Similarly I found that most Muslim Feminists don’t believe that men should supervise women or that husbands can discipline their wives. I also learned that a few Muslim Feminists don’t believe that hijab is compulsory and some don’t believe that Quran is the exact word of God. Yet each one of them is strongly Muslim.
This does not meant that Muslim Feminists who fight for the rights of gays or talk about the non-compulsory nature of hijab aren’t given grief. Muslims who don’t share the views of Muslim Feminists are quick to condemn and debate with them and question “what kind of islam r u talkin about? making up ur own religion…”
And this is why I have been thinking – what is Islam? Does Islam become how one practices it or is it monolithic and unchanging? Even if it is monolithic, whose Islam is the right Islam? Why are others worried about how someone practices their religion? If Islam is unchangeable then why should anyone worry how a Muslim practices their religion?
“Traditionalists” as a blogger-friend calls orthodox Muslims view Islam as rigid, unchanging with every thing that could be understood and interpreted being already understood and interpreted by the “unanimous” scholars of the past. On the other hand, progressive Muslims (and many Muslim Feminists identify with the progressive or Sufi branch of Islam) view Islam as constantly developing and morphing according to the needs of moving times. They treat Quran as a Text that can be interpreted in a number of ways for a number of people. Hence making Islam easily fit the description “for all people and all times.”

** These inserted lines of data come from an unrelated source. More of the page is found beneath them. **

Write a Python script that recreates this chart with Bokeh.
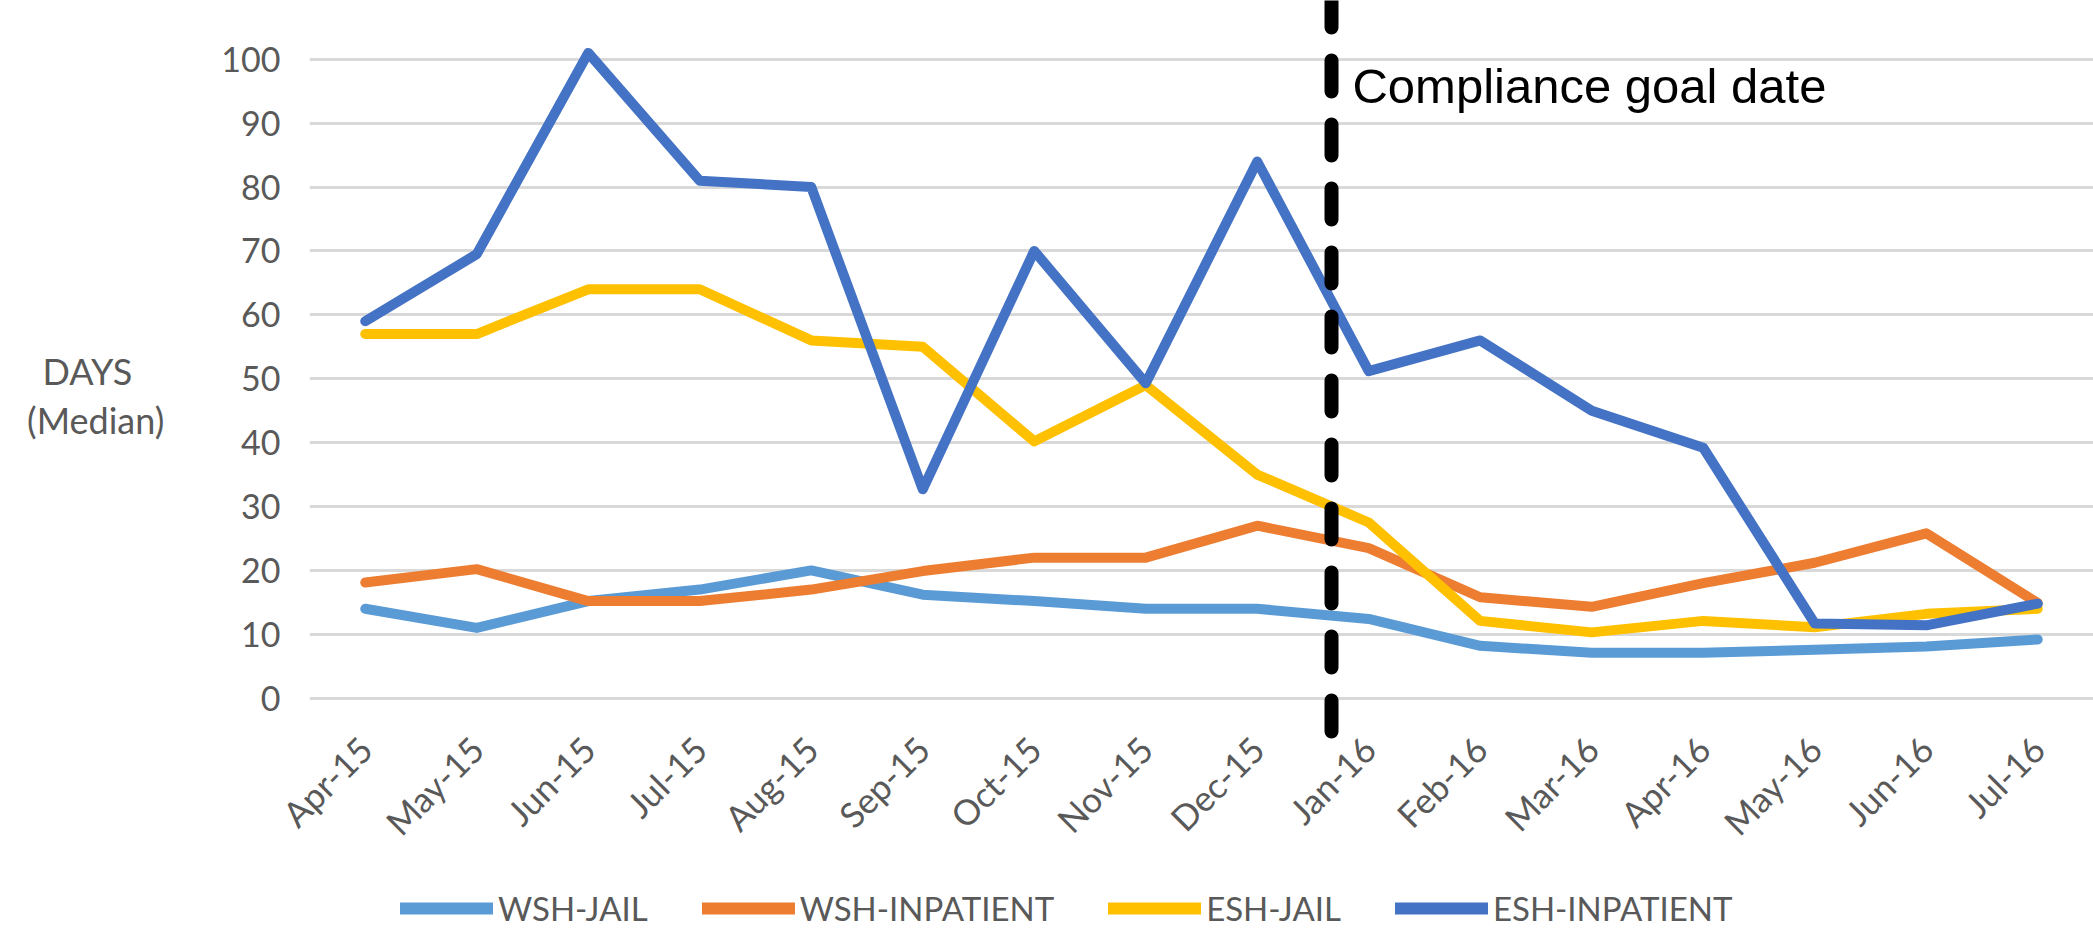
from bokeh.plotting import figure
from bokeh.models import ColumnDataSource, FixedTicker, Legend, LegendItem
from bokeh.layouts import column
from bokeh.core.properties import value
from bokeh.embed import file_html
from bokeh.resources import INLINE
import math

months = ["Apr-15", "May-15", "Jun-15", "Jul-15", "Aug-15", "Sep-15", "Oct-15", "Nov-15",
          "Dec-15", "Jan-16", "Feb-16", "Mar-16", "Apr-16", "May-16", "Jun-16", "Jul-16"]
wsh_jail = [14, 11, 15.2, 17, 20, 16.2, 15.2, 14, 14, 12.4, 8.2, 7.1, 7.1, 7.6, 8.1, 9.2]
wsh_inpatient = [18.1, 20.2, 15.2, 15.2, 17, 19.9, 22, 22, 27, 23.5, 15.8, 14.3, 18, 21.2, 25.8, 14.9]
esh_jail = [57, 57, 64, 64, 56, 55, 40.2, 49, 35, 27.5, 12.1, 10.3, 12.1, 11.1, 13.2, 14]
esh_inpatient = [59, 69.5, 101, 81, 80, 32.7, 70, 49.3, 84, 51.2, 56, 45, 39.2, 11.7, 11.4, 14.8]
series_names = ["WSH-JAIL", "WSH-INPATIENT", "ESH-JAIL", "ESH-INPATIENT"]
series_colors = ["#5B9BD5", "#ED7D31", "#FFC000", "#4472C4"]
y_ticks = list(range(0, 101, 10))
goal_position = 8.666          # between Dec-15 and Jan-16
goal_label = "Compliance goal date"

idx = list(range(len(months)))
src = ColumnDataSource(dict(x=idx, wsh_jail=wsh_jail, wsh_inpatient=wsh_inpatient,
                            esh_jail=esh_jail, esh_inpatient=esh_inpatient))
cols = ["wsh_jail", "wsh_inpatient", "esh_jail", "esh_inpatient"]

GREY = "#595959"
Y_TOP = 109.2
Y_BOT = -6.62
p = figure(width=2093, height=870, output_backend="svg", toolbar_location=None,
           x_range=(-0.5, 15.5), y_range=(Y_BOT, Y_TOP),
           min_border_left=309, min_border_right=0, min_border_top=0, min_border_bottom=130)
p.outline_line_color = None

# x axis
p.xaxis.ticker = FixedTicker(ticks=idx)
p.xaxis.major_label_overrides = {i: m for i, m in enumerate(months)}
p.xaxis.major_label_orientation = math.pi / 4
p.xaxis.axis_line_color = None
p.xaxis.major_tick_line_color = None
p.xaxis.minor_tick_line_color = None
p.xaxis.major_tick_out = 0
p.xaxis.major_label_standoff = 2
p.xaxis.major_label_text_font = "Lato"
p.xaxis.major_label_text_font_size = "35px"
p.xaxis.major_label_text_color = GREY

# y axis
p.yaxis.ticker = FixedTicker(ticks=y_ticks)
p.yaxis.axis_line_color = None
p.yaxis.major_tick_line_color = None
p.yaxis.minor_tick_line_color = None
p.yaxis.major_tick_out = 0
p.yaxis.major_label_standoff = 29
p.yaxis.major_label_text_font = "Lato"
p.yaxis.major_label_text_font_size = "34px"
p.yaxis.major_label_text_color = GREY
p.yaxis.axis_label = "\u00a0\nDAYS\u00a0\u00a0\u00a0\u2009\n(Median)"
p.yaxis.axis_label_orientation = "horizontal"
p.yaxis.axis_label_text_font = "Lato"
p.yaxis.axis_label_text_font_style = "normal"
p.yaxis.axis_label_text_font_size = "36px"
p.yaxis.axis_label_text_line_height = 1.13
p.yaxis.axis_label_text_color = GREY
p.yaxis.axis_label_standoff = 54

p.xgrid.grid_line_color = None
p.ygrid.ticker = FixedTicker(ticks=y_ticks)
p.ygrid.grid_line_color = "#D9D9D9"
p.ygrid.grid_line_width = 3

for col, color in zip(cols, series_colors):
    p.line("x", col, source=src, line_color=color, line_width=10,
           line_join="round", line_cap="round")

# compliance goal date marker
p.line([goal_position, goal_position], [Y_TOP, Y_BOT], line_color="black", line_width=14,
       line_dash="31 33", line_dash_offset=4, line_cap="round")
p.text(x=[goal_position + 0.188], y=[95.8], text=[goal_label], text_font=value("Liberation Sans"),
       text_font_size="49px", text_color="black", text_baseline="alphabetic", text_align="left")

# legend strip below the chart (its series renderers sit outside the visible range)
lg = figure(width=2093, height=59, output_backend="svg", toolbar_location=None,
            x_range=(100, 101), y_range=(1000, 1001), min_border=0)
lg.axis.visible = False
lg.grid.grid_line_color = None
lg.outline_line_color = None
items = []
for name, col, color in zip(series_names, cols, series_colors):
    r = lg.line("x", col, source=src, line_color=color, line_width=12, line_cap="round")
    items.append(LegendItem(label=name, renderers=[r]))
legend = Legend(items=items, orientation="horizontal", location=(91, 1.5),
                label_text_font="Lato", label_text_font_size="33px", label_text_color=GREY,
                label_height=34, glyph_width=93, glyph_height=34, spacing=54, label_standoff=5,
                padding=0, margin=0, border_line_color=None, background_fill_alpha=0)
lg.add_layout(legend, "center")

layout = column(p, lg, spacing=0)
open("out.html", "w").write(file_html(layout, INLINE))
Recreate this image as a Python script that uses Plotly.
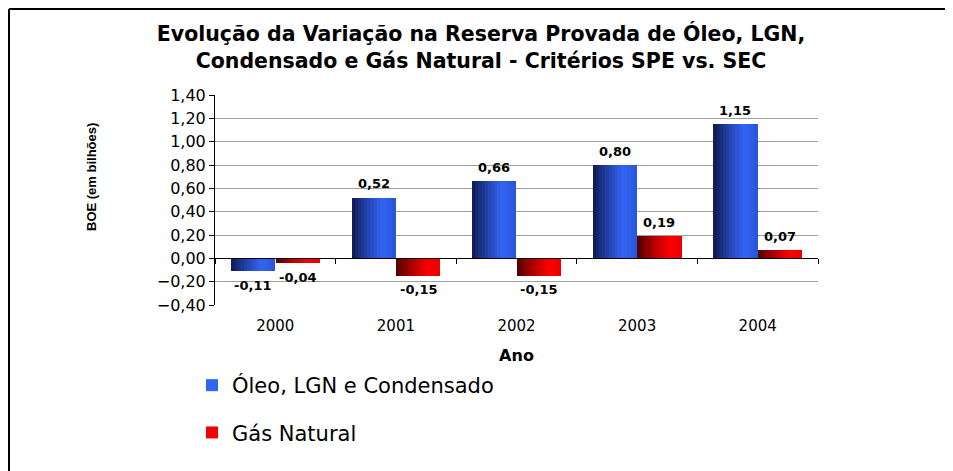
import numpy as np
import plotly.graph_objects as go

# ---------------- data ----------------
anos = ["2000", "2001", "2002", "2003", "2004"]
oleo_lgn = [-0.11, 0.52, 0.66, 0.80, 1.15]
gas_natural = [-0.04, -0.15, -0.15, 0.19, 0.07]
nome_oleo = "Óleo, LGN e Condensado"
nome_gas = "Gás Natural"
titulo = ("Evolução da Variação na Reserva Provada de Óleo, LGN,<br>"
          "Condensado e Gás Natural - Critérios SPE vs. SEC")
titulo_y = "BOE (em bilhões)"
titulo_x = "Ano"
y_ticks = [-0.4, -0.2, 0.0, 0.2, 0.4, 0.6, 0.8, 1.0, 1.2, 1.4]

# ---------------- layout constants ----------------
# the page body adds an 8px offset, so the figure is drawn in a (W-8)x(H-8) box
OFF = 8
W, H = 953 - OFF, 471 - OFF
PLOT_L, PLOT_T, PW, PH = 215 - OFF, 95 - OFF, 603, 210
ML, MT = PLOT_L, PLOT_T
MR, MB = W - ML - PW, H - MT - PH
YMIN, YMAX = -0.4, 1.4
FONT = "Liberation Sans, Arial, sans-serif"
FONT_W = "DejaVu Sans, Arial, sans-serif"

x = np.arange(len(anos))
BW = 0.365      # bar width (category units)
GAP = 0.005
N = 14          # gradient slices


def lerp(c1, c2, t):
    return "rgb(%d,%d,%d)" % tuple(int(round(a + (b - a) * t)) for a, b in zip(c1, c2))


def blue_grad(t):
    if t < 0.7:
        return lerp((12, 22, 70), (50, 100, 245), (t / 0.7) ** 0.8)
    return lerp((50, 100, 245), (40, 85, 215), (t - 0.7) / 0.3)


def red_grad(t):
    if t < 0.72:
        return lerp((70, 0, 0), (250, 0, 0), (t / 0.72) ** 0.8)
    return lerp((250, 0, 0), (235, 0, 0), (t - 0.72) / 0.28)


fig = go.Figure()


def add_series(vals, base_off, grad, name, legend_color, group):
    sw = BW / N
    for i in range(N):
        t = (i + 0.5) / N
        fig.add_trace(go.Bar(
            x=x, y=vals, width=sw * 1.08, offset=base_off + i * sw,
            marker=dict(color=grad(t), line=dict(width=0)),
            showlegend=False, legendgroup=group, hoverinfo="skip",
        ))
    fig.add_trace(go.Bar(
        x=[None], y=[None], name=name, legendgroup=group,
        marker=dict(color=legend_color, line=dict(width=0)), showlegend=True,
    ))


add_series(oleo_lgn, -BW - GAP / 2, blue_grad, nome_oleo, "rgb(50,100,245)", "oleo")
add_series(gas_natural, GAP / 2, red_grad, nome_gas, "rgb(240,0,0)", "gas")


def fmt(v):
    return ("%.2f" % v).replace(".", ",")


annotations = []


def add_labels(vals, xc):
    for xi, v in zip(xc, vals):
        annotations.append(dict(
            x=xi, y=v, xref="x", yref="y", text=fmt(v), showarrow=False,
            yshift=14 if v >= 0 else -14, xanchor="center", yanchor="middle",
            font=dict(family=FONT_W, size=13, color="black", weight="bold"),
        ))


add_labels(oleo_lgn, x - BW / 2 - GAP / 2)
add_labels(gas_natural, x + BW / 2 + GAP / 2)

# y-axis title (screen position ~ (91, 177))
annotations.append(dict(
    x=(91 - OFF - ML) / PW, y=(MT + PH - (177 - OFF)) / PH, xref="paper", yref="paper",
    text=titulo_y, showarrow=False, textangle=-90, xanchor="center", yanchor="middle",
    font=dict(family=FONT, size=13, color="black", weight="bold"),
))

# invisible trace to attach the zero-line axis
fig.add_trace(go.Scatter(x=[None], y=[None], xaxis="x2", showlegend=False, hoverinfo="skip"))

zero_pos = (0 - YMIN) / (YMAX - YMIN)

# border (top and left) in paper coords, at figure pixel (1,1)
bx0 = (1 - ML) / PW
bx1 = (W - ML) / PW
by0 = (PH + MT - 1) / PH
by1 = (PH + MT - H) / PH

fig.update_layout(
    width=W, height=H,
    margin=dict(l=ML, r=MR, t=MT, b=MB, autoexpand=False),
    paper_bgcolor="white", plot_bgcolor="white",
    barmode="overlay", bargap=0,
    separators=",.",
    font=dict(family=FONT, color="black"),
    title=dict(
        text=titulo, x=(481 - OFF) / W, xanchor="center", y=1 - 33 / H, yanchor="top",
        font=dict(family=FONT_W, size=20.5, color="black", weight="bold"),
    ),
    xaxis=dict(
        range=[-0.5, len(anos) - 0.5], tickvals=x, ticktext=anos,
        showgrid=False, zeroline=False, showline=False, ticks="",
        tickfont=dict(family=FONT_W, size=15), ticklabelstandoff=10, automargin=False,
        title=dict(text=titulo_x, font=dict(family=FONT_W, size=16, weight="bold"), standoff=15),
    ),
    xaxis2=dict(
        overlaying="x", anchor="free", position=zero_pos, side="bottom",
        range=[-0.5, len(anos) - 0.5], tickvals=list(np.arange(len(anos) + 1) - 0.5),
        showticklabels=False, ticks="outside", ticklen=5, tickcolor="black",
        showline=True, linecolor="black", linewidth=1, showgrid=False, zeroline=False,
        automargin=False,
    ),
    yaxis=dict(
        range=[YMIN, YMAX], tickvals=y_ticks, tickformat=".2f",
        showgrid=True, gridcolor="#a0a0a0", gridwidth=1, zeroline=False,
        showline=True, linecolor="black", linewidth=1,
        ticks="outside", ticklen=5, tickcolor="black",
        tickfont=dict(family=FONT_W, size=16), automargin=False,
    ),
    legend=dict(
        xref="container", yref="container",
        x=(192 - OFF) / W, y=1 - (365 - OFF) / H, xanchor="left", yanchor="top",
        font=dict(family=FONT_W, size=21, color="black"),
        tracegroupgap=17, bgcolor="rgba(0,0,0,0)",
    ),
    annotations=annotations,
    shapes=[
        dict(type="line", xref="paper", yref="paper", x0=bx0, x1=bx1, y0=by0, y1=by0,
             line=dict(color="black", width=2)),
        dict(type="line", xref="paper", yref="paper", x0=bx0, x1=bx0, y0=by0, y1=by1,
             line=dict(color="black", width=2)),
    ],
)

fig.write_html("out.html")
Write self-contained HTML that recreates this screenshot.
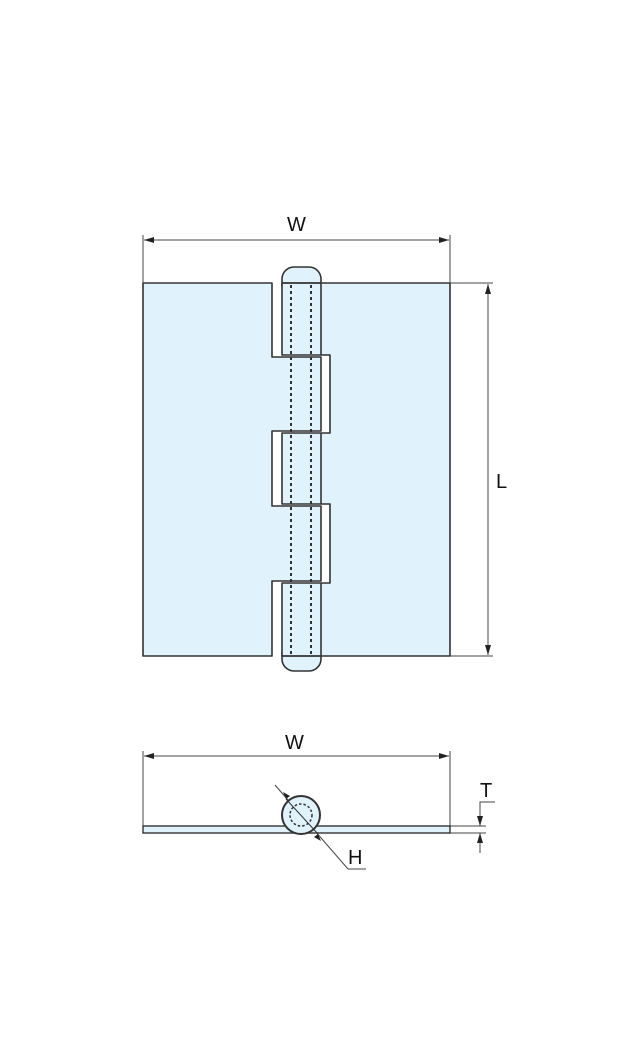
<!DOCTYPE html>
<html><head><style>body{margin:0;background:#fff}svg{display:block}text{font-family:"Liberation Sans",sans-serif;font-size:20px;fill:#111}</style></head><body>
<svg width="626" height="1038" viewBox="0 0 626 1038" xmlns="http://www.w3.org/2000/svg">
<defs><marker id="a" viewBox="0 0 10 6" refX="10" refY="3" markerWidth="10" markerHeight="6" orient="auto-start-reverse" markerUnits="userSpaceOnUse"><path d="M0,0L10,3L0,6z" fill="#222"/></marker></defs>
<g stroke="#333" stroke-width="1.6" fill="#e0f2fc" stroke-linejoin="round">
<rect x="282" y="267" width="39" height="30" rx="12"/>
<rect x="282" y="641" width="39" height="30" rx="12"/>
<polygon points="450,283 282,283 282,355 330,355 330,433 282,433 282,504 330,504 330,583 282,583 282,656 450,656"/>
<polygon points="143,283 272,283 272,357 321,357 321,431 272,431 272,506 321,506 321,581 272,581 272,656 143,656"/>
<line x1="282" y1="283" x2="321" y2="283"/><line x1="282" y1="656" x2="321" y2="656"/>
<line x1="321" y1="283" x2="321" y2="355"/><line x1="321" y1="433" x2="321" y2="504"/><line x1="321" y1="583" x2="321" y2="656"/>
</g>
<g stroke="#333" stroke-width="2" stroke-dasharray="3,3"><line x1="291" y1="285" x2="291" y2="655"/><line x1="311" y1="285" x2="311" y2="655"/></g>
<g stroke="#444" stroke-width="1" fill="none">
<line x1="143" y1="235" x2="143" y2="283"/><line x1="450" y1="235" x2="450" y2="283"/>
<line x1="144" y1="240" x2="449" y2="240" marker-start="url(#a)" marker-end="url(#a)"/>
<line x1="450" y1="283" x2="493" y2="283"/><line x1="450" y1="656" x2="493" y2="656"/>
<line x1="488" y1="284" x2="488" y2="655" marker-start="url(#a)" marker-end="url(#a)"/>
<line x1="143" y1="751" x2="143" y2="826"/><line x1="450" y1="751" x2="450" y2="826"/>
<line x1="144" y1="756" x2="449" y2="756" marker-start="url(#a)" marker-end="url(#a)"/>
<line x1="450" y1="826" x2="486" y2="826"/><line x1="450" y1="833" x2="486" y2="833"/>
<polyline points="495,802 480,802 480,826" marker-end="url(#a)"/>
<line x1="480" y1="853" x2="480" y2="833" marker-end="url(#a)"/>
<polyline points="366,869 348,869 275,785"/>
</g>
<rect x="143" y="826" width="307" height="7" fill="#e0f2fc" stroke="#333" stroke-width="1.4"/>
<circle cx="301" cy="815" r="19" fill="#e0f2fc" stroke="#333" stroke-width="2"/>
<circle cx="301" cy="815" r="11" fill="none" stroke="#333" stroke-width="1.5" stroke-dasharray="2.5,2"/>
<line x1="286" y1="799" x2="318" y2="834" stroke="#333" stroke-width="1"/>
<path d="M286,799 l-3,-7 l7,4z M318,834 l3,7 l-7,-4z" fill="#222"/>
<text x="287" y="231">W</text><text x="496" y="488">L</text><text x="285" y="749">W</text>
<text x="480" y="797">T</text><text x="348" y="864">H</text>
</svg></body></html>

If Islam becomes how one practices it, then it is not the monolithic block of the “traditionalists” but is fluid and easily malleable like the Progressive Muslims see it.
What do you think about these questions? Do you think a religion becomes how it is practiced? A friend pointed out that others worry how we practice religion because they feel that they are “enjoining good and forbidding evil” but doesn’t that also sometimes pushes people to apostate or at least become unnecessarily defensive? Do Muslim Feminists face such people frequently who wish to “enjoin good and forbid evil”? How do such people make you feel when they want you to view things in a set manner?